Как актриса вы очень отважны. Играете экстремальную обнаженность. Не боитесь сцен экстремального насилия. И при этом как-то учитываете, что у вас есть дети, что они могут увидеть эти ваши роли?
Ш. Г.: Мои родители никогда не мешали себе делать, что им хотелось. «Я тебя люблю... Я тебя тоже нет», фильм, который отец снял как режиссер и где мама играла, я увидела только в 18 лет, и мне он очень понравился. Фильм внешне про то, как гомосексуалист бросает любовника ради похожей на мальчика барменши и занимается с ней анальным сексом, потому что другого не знает. А на самом деле про то, что не все способны любить. Было бы жалко, если бы родители, опасаясь нас шокировать, не сняли его. Но им же удавалось держать нас в стороне от своих экспериментов!
Как бы вы отнеслись, если бы ваши дети стали актерами, как и вы, в детстве?

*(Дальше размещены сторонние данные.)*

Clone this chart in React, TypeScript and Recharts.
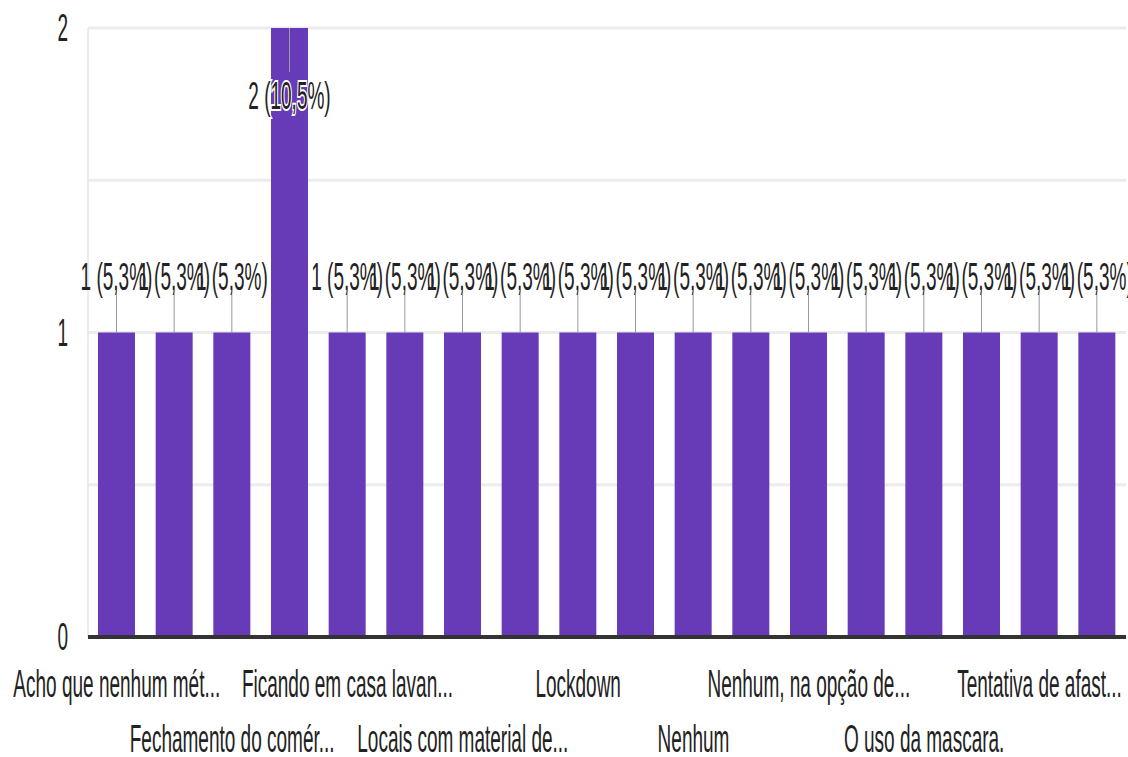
import { BarChart, Bar, XAxis, YAxis, CartesianGrid, LabelList } from "recharts";

const CATEGORIES = [
  "Acho que nenhum mét...",
  "Distanciamento so...",
  "Fechamento do comér...",
  "Fica em casa",
  "Ficando em casa lavan...",
  "Isolamento social",
  "Locais com material de...",
  "Locais públicos fe...",
  "Lockdown",
  "Máscara e álcool...",
  "Nenhum",
  "Nenhum deles",
  "Nenhum, na opção de...",
  "O isolamento social.",
  "O uso da mascara.",
  "Quarentena",
  "Tentativa de afast...",
  "Uso de máscara e...",
];
const VALUES = [1, 1, 1, 2, 1, 1, 1, 1, 1, 1, 1, 1, 1, 1, 1, 1, 1, 1];
const Y_TICKS = [0, 0.5, 1, 1.5, 2];

const TOTAL = VALUES.reduce((s, v) => s + v, 0);
const MAX = Math.max(...VALUES);
const data = CATEGORIES.map((name, i) => ({ name, value: VALUES[i] }));

const FONT = "'Liberation Sans', Arial, sans-serif";
const TEXT = "#222";
const STRETCH = 2; // the reference is stretched vertically

const XTick = ({ x, y, payload }: any) => {
  const i = CATEGORIES.indexOf(payload.value);
  const row = (i / 2) % 2;
  return (
    <text x={x} y={y + (row ? 57.5 : 30)} textAnchor="middle" fontSize={19} fill={TEXT} fontFamily={FONT}>
      {payload.value}
    </text>
  );
};

const BarLabel = (props: any) => {
  const { x, y, width, value } = props;
  const cx = x + width / 2;
  const pct = ((value / TOTAL) * 100).toFixed(1).replace(".", ",");
  const txt = `${value} (${pct}%)`;
  if (value === MAX) {
    // no room above: stem goes down into the bar
    return (
      <g>
        <line x1={cx} x2={cx} y1={y} y2={y + 22} stroke="#999" strokeWidth={1} />
        <text x={cx} y={y + 40.5} textAnchor="middle" fontSize={19} fill={TEXT} fontFamily={FONT}
          stroke="#fff" strokeWidth={2} paintOrder="stroke">
          {txt}
        </text>
      </g>
    );
  }
  return (
    <g>
      <line x1={cx} x2={cx} y1={y} y2={y - 19} stroke="#999" strokeWidth={1} />
      <text x={cx} y={y - 21} textAnchor="middle" fontSize={19} fill={TEXT} fontFamily={FONT}>
        {txt}
      </text>
    </g>
  );
};

export default function App() {
  return (
    <div style={{ position: "absolute", left: 0, top: 0, width: 1128, height: 757, overflow: "hidden", background: "#fff" }}>
      <div style={{ transform: `scaleY(${STRETCH})`, transformOrigin: "0 0" }}>
        <BarChart
          width={1128}
          height={757 / STRETCH}
          data={data}
          margin={{ top: 14, right: 2, left: 0, bottom: 0 }}
          style={{ overflow: "visible" }}
        >
          <CartesianGrid vertical={false} stroke="#ececec" strokeWidth={1.5} />
          <YAxis
            width={88}
            domain={[0, 2]}
            ticks={Y_TICKS}
            interval={0}
            tickLine={false}
            tickMargin={14}
            axisLine={{ stroke: "#e6e6e6", strokeWidth: 1.5 }}
            tick={{ fontSize: 19, fill: TEXT, fontFamily: FONT }}
            tickFormatter={(v: number) => (Number.isInteger(v) ? String(v) : "")}
          />
          <XAxis
            dataKey="name"
            interval={1}
            height={60}
            tickLine={false}
            tickSize={0}
            tickMargin={0}
            axisLine={{ stroke: "#333", strokeWidth: 2 }}
            tick={<XTick />}
          />
          <Bar dataKey="value" fill="#673ab7" barSize={37} isAnimationActive={false}>
            <LabelList dataKey="value" content={BarLabel} />
          </Bar>
        </BarChart>
      </div>
    </div>
  );
}
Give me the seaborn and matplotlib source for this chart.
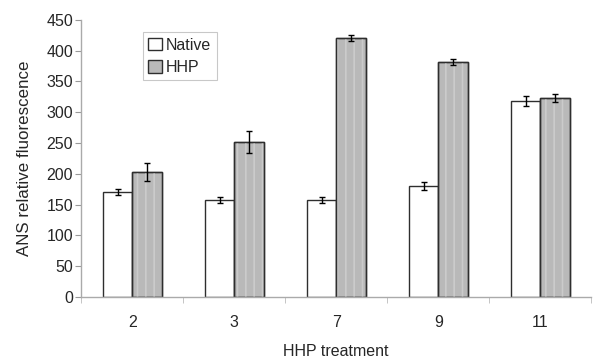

Ш. Г.: Без удовольствия. Но я всегда считала, что у ребенка в любом возрасте должна быть собственная жизнь, которая протекает отдельно от родителей. У человека, даже маленького, должна быть зона свободы, потому что свобода воспитывает, как никакой взрослый. Я вот хотела бы брать детей с собой на съемки, быть с ними таким образом больше. Но у них есть школа, друзья, собственная жизнь. Я уже не имею права отрывать их от нее… И противодействовать их решениям не буду. Но теперь дети-актеры — сначала актеры, а уж потом дети. Это я могла сниматься в 10 лет и рассказывать: «Ха-ха-ха, на каникулах я актриса». Тут мне недавно один маститый критик напомнил, как он был начинающим журналистом и его послали брать интервью у девчонки, которая в 12 лет «здорово играла у Клода Миллера» и нехотя отвечала на его вопросы, потому что математику делала… Это была я. Но сейчас все не так — дети в кино полностью «в бизнесе». Так что я от этой идеи буду не в восторге. А уж их отец встанет насмерть! Он не потерпит в семье «еще одну звезду». Иван (Иван Атталь, актер и режиссер, муж Шарлотты Генсбур. — Прим. ред.) уже однажды снял фильм, в основе которого наша жизнь. И даже имена у героев наши — Иван и Шарлотта. Он так и называется — «Моя жена — актриса». И… заметьте — это комедия.
Три ее суеверия
Сохранять статус
Генсбур делит с режиссером и актером Иваном Атталем жизнь и жилище уже 17 лет. Но, как и родители, не стремится «узаконить отношения». Почему? «У меня всегда было это чувство — чуть тронь, и все развалится, — признается она. — Это как в скайпе — измени статус, и изменятся обстоятельства твоего присутствия в системе. Измени мы наш статус — изменим дальнейшую судьбу».
Заполнять своим
В аппарате, где сканировали ее мозг, Шарлотта услышала этот звук — хаотический, но ритмичный, жужжание с паузами. И чтобы не думать о риске операции, она думала о музыке. О той музыке, которую потом запишет в альбом и назовет «МРТ». Потому что «то, что было травмой, физической или душевной, должно заполняться чем-то созданным нами, — убеждена она. — Если не заполнять, останется пробоина. И навсегда».
Помогать безвозмездно
В прошлом году Генсбур стала лицом рекламной кампании лимитированной коллекции дамских сумок. Цель ее выпуска и продаж — сбор средств для Breast Health International, благотворительной организации, борющейся с заболеваниями груди. Фотографом выступила Дрю Бэрримор, и обе они — и фотограф, и модель — участвовали в кампании бесплатно. «Я в таких случаях почему-то уверена: если я не возьму денег, я что-то выторгую у судьбы для любимых. Кого-то выкуплю», — понижает голос Шарлотта.